December 3, 1943. “The secretary of war desires me to express his regret that your son has been reported missing in action…”
Joy Neal Kidney’s grandparents Clabe and Leora Wilson received two telegrams like this and a third—the death of yet another child. In Leora’s Letters: The Story of Love and Loss for an Iowa Family during World War II, Kidney stitches their stories together.
Of her grandparents’ seven children, two girls and five boys, all five sons served either on ships in the navy or as pilots. Kidney’s aunt was married to a farmer who stayed on the farm to support the war effort. And though Kidney’s mother considered joining the WAVES, she instead married a flight instructor who, like my father, would have seen action had the war not ended.

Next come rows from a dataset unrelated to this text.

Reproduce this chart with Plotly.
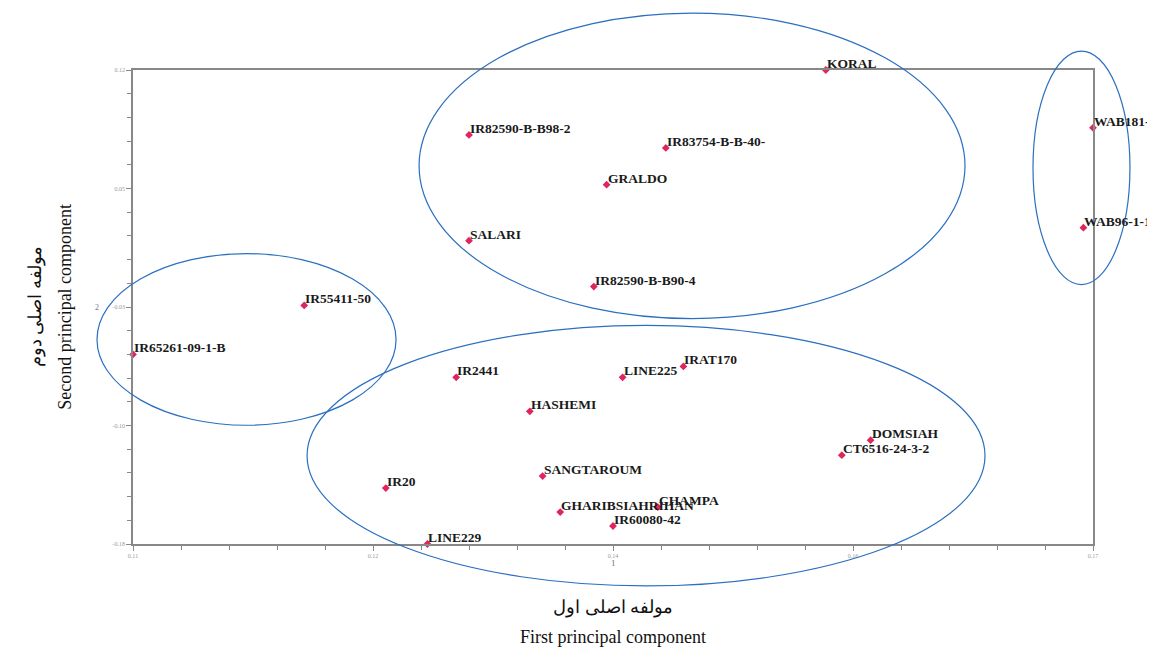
import plotly.graph_objects as go

# ---- data ----
genotypes = ["KORAL", "WAB181-", "IR82590-B-B98-2", "IR83754-B-B-40-", "GRALDO",
             "WAB96-1-1", "SALARI", "IR82590-B-B90-4", "IR55411-50", "IR65261-09-1-B",
             "IRAT170", "LINE225", "IR2441", "HASHEMI", "DOMSIAH", "CT6516-24-3-2",
             "SANGTAROUM", "IR20", "GHARIBSIAHRIHAN", "CHAMPA", "IR60080-42", "LINE229"]
pc1 = [0.1533, 0.1700, 0.1310, 0.1433, 0.1396,
       0.1694, 0.1310, 0.1388, 0.1207, 0.1100,
       0.1444, 0.1406, 0.1302, 0.1348, 0.1561, 0.1543,
       0.1356, 0.1258, 0.1367, 0.1428, 0.1400, 0.1284]
pc2 = [0.1200, 0.0834, 0.0789, 0.0707, 0.0474,
       0.0202, 0.0120, -0.0171, -0.0290, -0.0600,
       -0.0676, -0.0745, -0.0745, -0.0960, -0.1143, -0.1238,
       -0.1370, -0.1446, -0.1598, -0.1566, -0.1686, -0.1800]

x_tickvals = [0.11, 0.125, 0.14, 0.155, 0.17]
x_ticktext = ["0.11", "0.12", "0.14", "0.16", "0.17"]
y_tickvals = [0.12, 0.045, -0.03, -0.105, -0.18]
y_ticktext = ["0.12", "0.05", "-0.03", "-0.10", "-0.18"]

# group ellipses in data coordinates: (x0, x1, y0, y1)
groups = [
    (0.12788, 0.16200, -0.03730, 0.15600),   # top middle
    (0.16625, 0.17231, -0.01579, 0.13200),   # right
    (0.10775, 0.12644, -0.10484, 0.00379),   # left
    (0.12088, 0.16325, -0.20653, -0.04168),  # bottom
]

X_RANGE = [0.11, 0.17]
Y_RANGE = [-0.18, 0.12]

fig = go.Figure()
fig.add_trace(go.Scatter(
    x=pc1, y=pc2, mode="markers",
    marker=dict(symbol="diamond", size=6, color="#e0245e"),
    cliponaxis=False, showlegend=False, hoverinfo="skip",
))

label_font = dict(family="Liberation Serif", size=13.5, color="#1a1a1a", weight="bold")
annotations = []
for name, xv, yv in zip(genotypes, pc1, pc2):
    annotations.append(dict(x=xv, y=yv, xref="x", yref="y", text=name, showarrow=False,
                            xanchor="left", yanchor="bottom", xshift=-1, yshift=-3,
                            font=label_font))


def to_paper_x(v):
    return (v - X_RANGE[0]) / (X_RANGE[1] - X_RANGE[0])


def to_paper_y(v):
    return (v - Y_RANGE[0]) / (Y_RANGE[1] - Y_RANGE[0])


for (x0, x1, y0, y1) in groups:
    fig.add_shape(type="circle", xref="paper", yref="paper",
                  x0=to_paper_x(x0), x1=to_paper_x(x1),
                  y0=to_paper_y(y0), y1=to_paper_y(y1),
                  line=dict(color="#2a6fc0", width=1.2), layer="above")

axis_common = dict(
    showgrid=False, zeroline=False, showline=True, linecolor="#888888", linewidth=1.5,
    mirror=True, ticks="outside", ticklen=5, tickcolor="#888888",
    tickfont=dict(family="Liberation Serif", size=6, color="#999999"),
)

fig.update_xaxes(range=X_RANGE, tickmode="array", tickvals=x_tickvals, ticktext=x_ticktext,
                 minor=dict(ticks="outside", tickmode="linear", tick0=0.11, dtick=0.003,
                            ticklen=4, tickcolor="#888888"),
                 **axis_common)
fig.update_yaxes(range=Y_RANGE, tickmode="array", tickvals=y_tickvals, ticktext=y_ticktext,
                 minor=dict(ticks="outside", tickmode="linear", tick0=-0.18, dtick=0.015,
                            ticklen=4, tickcolor="#888888"),
                 **axis_common)

title_font = dict(family="Liberation Serif", size=18, color="#111111")
annotations += [
    dict(text="مولفه اصلی اول", x=0.5, y=-0.135, xref="paper", yref="paper",
         showarrow=False, font=title_font, xanchor="center", yanchor="middle"),
    dict(text="First principal component", x=0.5, y=-0.196, xref="paper", yref="paper",
         showarrow=False, font=title_font, xanchor="center", yanchor="middle"),
    dict(text="مولفه اصلی دوم", x=-0.102, y=0.5, xref="paper", yref="paper", textangle=-90,
         showarrow=False, font=title_font, xanchor="center", yanchor="middle"),
    dict(text="Second principal component", x=-0.071, y=0.5, xref="paper", yref="paper",
         textangle=-90, showarrow=False, font=title_font, xanchor="center", yanchor="middle"),
    dict(text="1", x=0.5, y=-0.055, xref="paper", yref="paper", showarrow=False,
         font=dict(family="Liberation Serif", size=9, color="#777777")),
    dict(text="2", x=-0.042, y=to_paper_y(-0.03), xref="paper", yref="paper", showarrow=False,
         font=dict(family="Liberation Serif", size=8, color="#777777")),
]

fig.update_layout(
    width=1155, height=664,
    margin=dict(l=125, r=70, t=62, b=128),
    paper_bgcolor="white", plot_bgcolor="white",
    annotations=annotations,
)

fig.write_html("out.html")
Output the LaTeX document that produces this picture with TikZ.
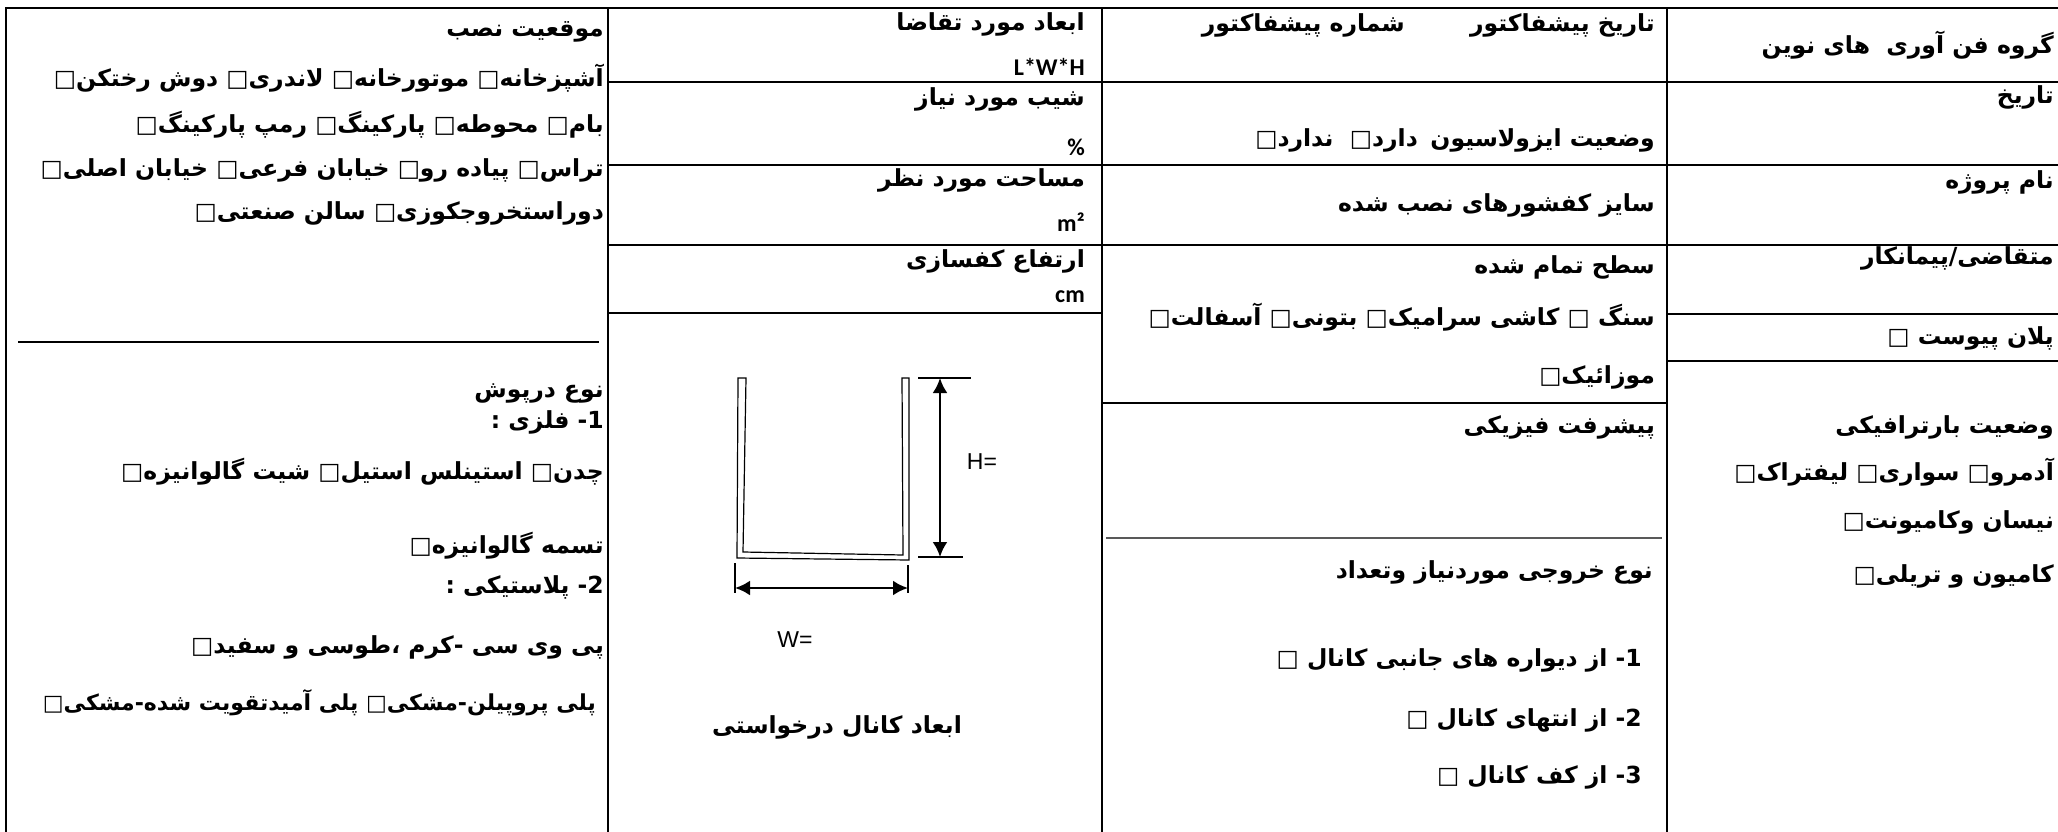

As mentioned in last fall’s Veteran’s Day post, of my father’s ten siblings, five were old enough to serve in the war and four did: my father’s oldest sister and brother, my father and his second younger brother. His first younger brother stayed on the farm, like Kidney’s uncle.
My grandparents never received the heartbreaking telegrams like the Wilsons did. Yet as I read Kidney’s book, particularly the family letters, I marveled at our families’ similarities. Our grandparents lived on farms with no running water or electricity though both had telephones on shared “party” lines. Long-short-long was the Wilson family ring. Both her grandmother and mine kept chickens and sold eggs. And they worried about their children who served in the war, hoping for the best.
During this time of uncertainty, our pastor at Bethany Lutheran Church is leading us in a Bible study of the book of Job. A devout man and prosperous, one might have thought righteousness the reason for Job’s prosperity—until he lost everything: livestock, servants, and children. Betrayed from within his community and without, brought down by what seemed like acts of God or natural disasters. Yet when faced with an alternate script, Job did what he’d always done: he worshipped God.
I imagine my grandparents counted their blessings when all their chicks came home. And the Wilsons grieved their losses as Job did, too, and so many other families during WWII. It’s hard to be grateful for an alternate script, knowing your children will never fulfill their dreams. But it’s precisely these times of testing that give us the greatest opportunities to grow our faith, as it was for Job.
In her grandmother’s obituary, which Kidney included at the end of her book, I noted another surprising similarity between our families. Leora had not seven but ten children, seven boys and three girls exactly like my grandmother. Leora and Clabe lost twin boys to whooping cough during the Depression and a girl to an enlarged heart. Another alternate script, and my grandparents had theirs, too.
Our present moment is a trial but we need to keep perspective and remember the sacrifices of our ancestors.
Thank you, and yes, indeed. May we endure and grow.
Carole, as the oldest of my dad’s five children, I inherited the letters and cables for my uncle, George Winston Hammerud, who was killed on December 7, 1941 on the USS Arizona — the USS Arizona Memorial has just S1C GW Hammerud. The post you wrote had a special meaning to me because of that.
Thank you for sharing your family’s history with me. Among the effects of one the Wilson sons killed in action was his copy of the New Testament given to him by the Gideons. In it he inscribed, “I give everything for the country it stands for.” May we remember the sacrifice.
I see similar parallels with my Dad’s family. While he and a few of his brothers were too young to serve in World War II, others did as well as one of his sisters. My grandmother related to us her experience when one of her sons was wounded in combat in the Pacific theater. She awoke in the middle of the night when her young Marines son was wounded. She knew he was in harm’s way.
So many families from that generation were impacted by the war. Amazing story about your grandmother. Thank you for sharing. -C.D.